> _Instructions to follow_:
Lines that include the word "draw" are the ones to copy.

> _Given information_:

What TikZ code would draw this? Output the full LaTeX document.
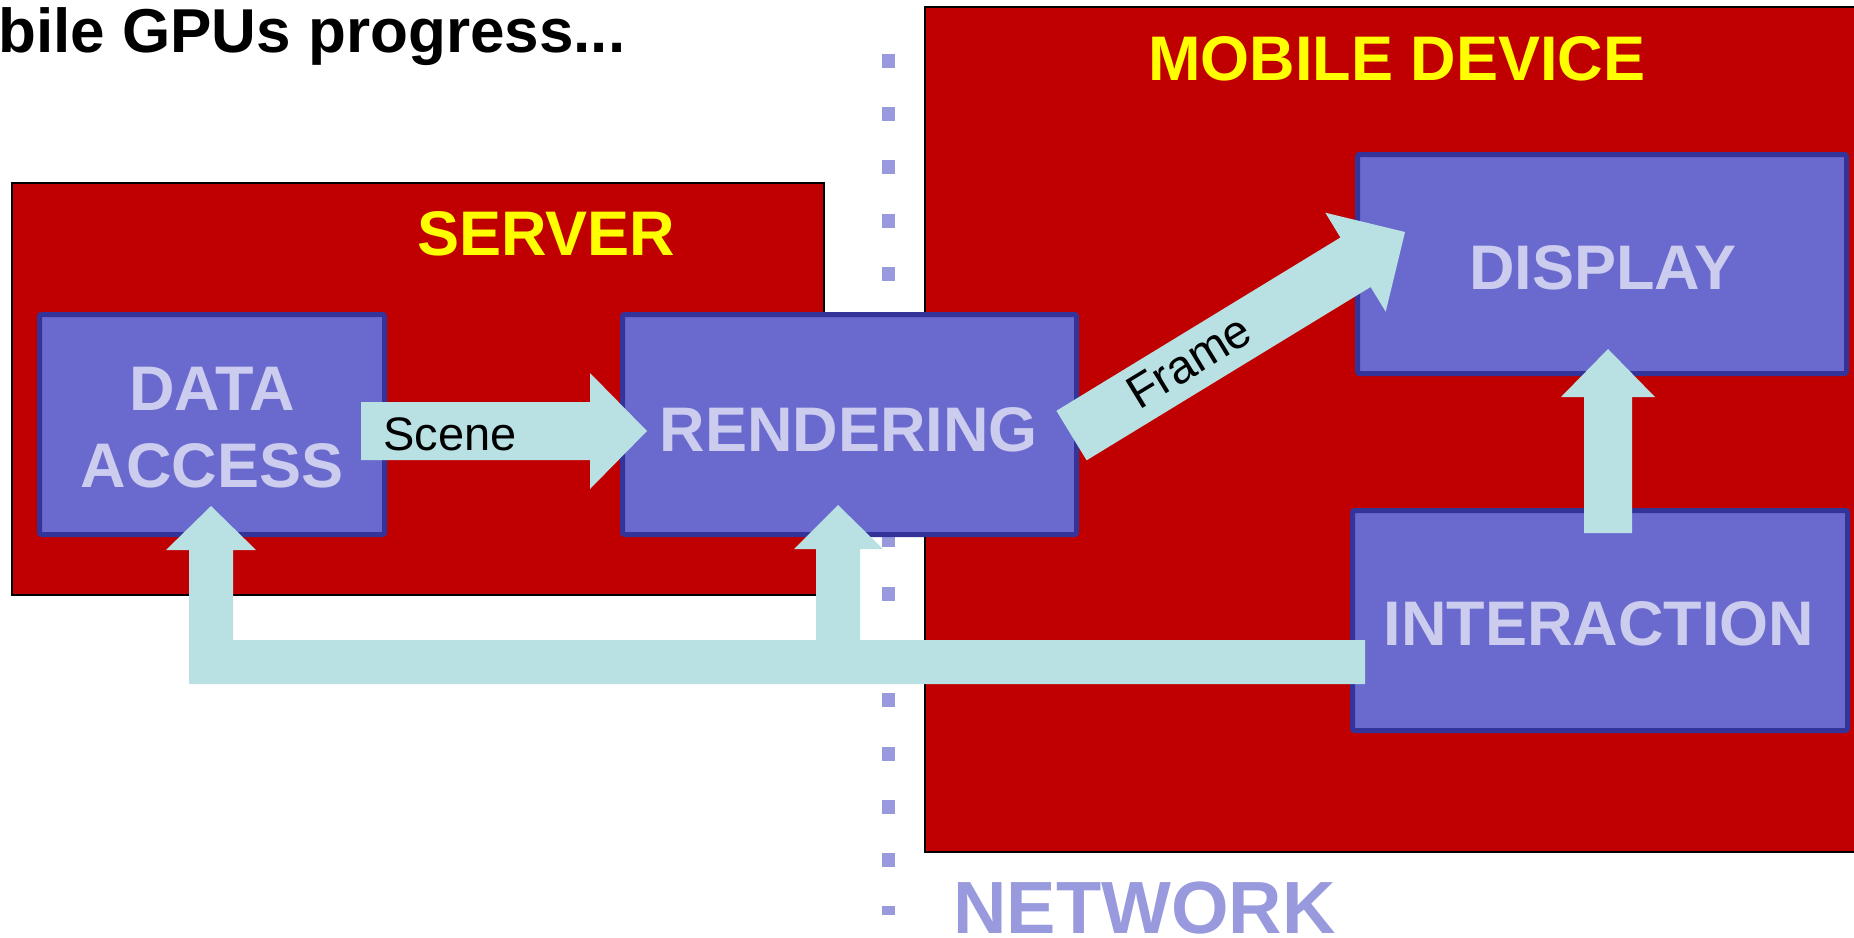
\documentclass[tikz,border=0pt]{standalone}
\usepackage{fontspec}
\setmainfont{Liberation Sans}
\definecolor{cRed}{RGB}{192,0,0}
\definecolor{cBoxFill}{RGB}{106,106,206}
\definecolor{cBoxLine}{RGB}{51,51,153}
\definecolor{cBoxText}{RGB}{204,204,238}
\definecolor{cArrow}{RGB}{185,224,227}
\definecolor{cNet}{RGB}{153,153,221}
\definecolor{cYellow}{RGB}{255,255,0}
\begin{document}
\begin{tikzpicture}[x=1pt,y=-1pt,
  container/.style={draw=black, line width=2pt, fill=cRed, inner sep=0pt, outer sep=0pt, anchor=north west},
  blockbox/.style={draw=cBoxLine, fill=cBoxFill, line width=5pt, rounded corners=2pt, inner sep=0pt, outer sep=0pt},
  boxlabel/.style={text=cBoxText, font=\bfseries\fontsize{63}{75}\selectfont, inner sep=0pt, anchor=base},
  zonelabel/.style={text=cYellow, font=\bfseries\fontsize{63}{75}\selectfont, inner sep=0pt, anchor=base},
  blockarrow/.style={fill=cArrow, draw=none},
  arrowlabel/.style={text=black, font=\fontsize{47}{56}\selectfont, inner sep=0pt, anchor=base west}]
\clip (0,0) rectangle (1854,937);
% title
\node[font=\bfseries\fontsize{62}{70}\selectfont, anchor=base west, inner sep=0pt] (title) at (-2,52) {bile GPUs progress...};
% network line
\draw[cNet, line width=13pt, dash pattern=on 14pt off 39.3pt] (888,53.6) coordinate (nettop) -- (888,915) coordinate (netbot);
\node[text=cNet, font=\bfseries\fontsize{74}{85}\selectfont, anchor=base west, inner sep=0pt] (network) at (953,933) {NETWORK};
% containers
\node[container, minimum width=812pt, minimum height=412pt] (server) at (11.8,183) {};
\node[container, minimum width=960pt, minimum height=845pt] (mobile) at (925,7) {};
\node[zonelabel] (serverlbl) at (546.5,255.6) {SERVER};
\node[zonelabel] (mobilelbl) at (1397,80) {MOBILE DEVICE};
% boxes
\node[blockbox, minimum width=345pt, minimum height=220pt] (da) at (212,424.5) {};
\node[blockbox, minimum width=454pt, minimum height=220pt] (rend) at (849.5,424.5) {};
\node[blockbox, minimum width=489pt, minimum height=219pt] (disp) at (1602,264) {};
\node[blockbox, minimum width=495pt, minimum height=220pt] (inter) at (1600,620.5) {};
\node[boxlabel] (da1) at (212,410) {DATA};
\node[boxlabel] (da2) at (212,487) {ACCESS};
\node[boxlabel] (rendlbl) at (849,451.5) {RENDERING};
\node[boxlabel] (displbl) at (1603,289.5) {DISPLAY};
\node[boxlabel] (interlbl) at (1599,645) {INTERACTION};
% Scene arrow: data access -> rendering
\fill[blockarrow] (361,402) coordinate (scenetail) -- (590,402) -- (590,373) -- (647,431) coordinate (scenetip) -- (590,489) -- (590,460) -- (361,460) -- cycle;
\node[arrowlabel] (scenelbl) at (383,450) {Scene};
% Frame arrow: rendering -> display
\fill[blockarrow] (1056.4,410.8) coordinate (frametail) -- (1340.4,237.5) -- (1325.3,212.7) -- (1405,232) coordinate (frametip) -- (1385.7,311.7) -- (1370.6,287.0) -- (1086.6,460.3) -- cycle;
\node[arrowlabel, rotate=31.4] (framelbl) at (1139,410.5) {Frame};
% interaction -> display
\fill[blockarrow] (1584,533) coordinate (uptail) -- (1584,397) -- (1561,397) -- (1608,349) coordinate (uptip) -- (1655,397) -- (1632,397) -- (1632,533) -- cycle;
% feedback: interaction -> data access and rendering
\fill[blockarrow] (1365,640) coordinate (fbstart) -- (1365,684) -- (189,684) -- (189,550) -- (166,550) -- (211,506) coordinate (fbtipda) -- (256,550) -- (233,550) -- (233,640) -- (816,640) -- (816,549) -- (794,549) -- (838,505) coordinate (fbtiprend) -- (883,549) -- (860,549) -- (860,640) -- cycle;
\end{tikzpicture}
\end{document}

> _Written solution_:
What TikZ code would draw this? Output the full LaTeX document.
  container/.style={draw=black, line width=2pt, fill=cRed, inner sep=0pt, outer sep=0pt, anchor=north west},
  blockbox/.style={draw=cBoxLine, fill=cBoxFill, line width=5pt, rounded corners=2pt, inner sep=0pt, outer sep=0pt},
  blockarrow/.style={fill=cArrow, draw=none},
\draw[cNet, line width=13pt, dash pattern=on 14pt off 39.3pt] (888,53.6) coordinate (nettop) -- (888,915) coordinate (netbot);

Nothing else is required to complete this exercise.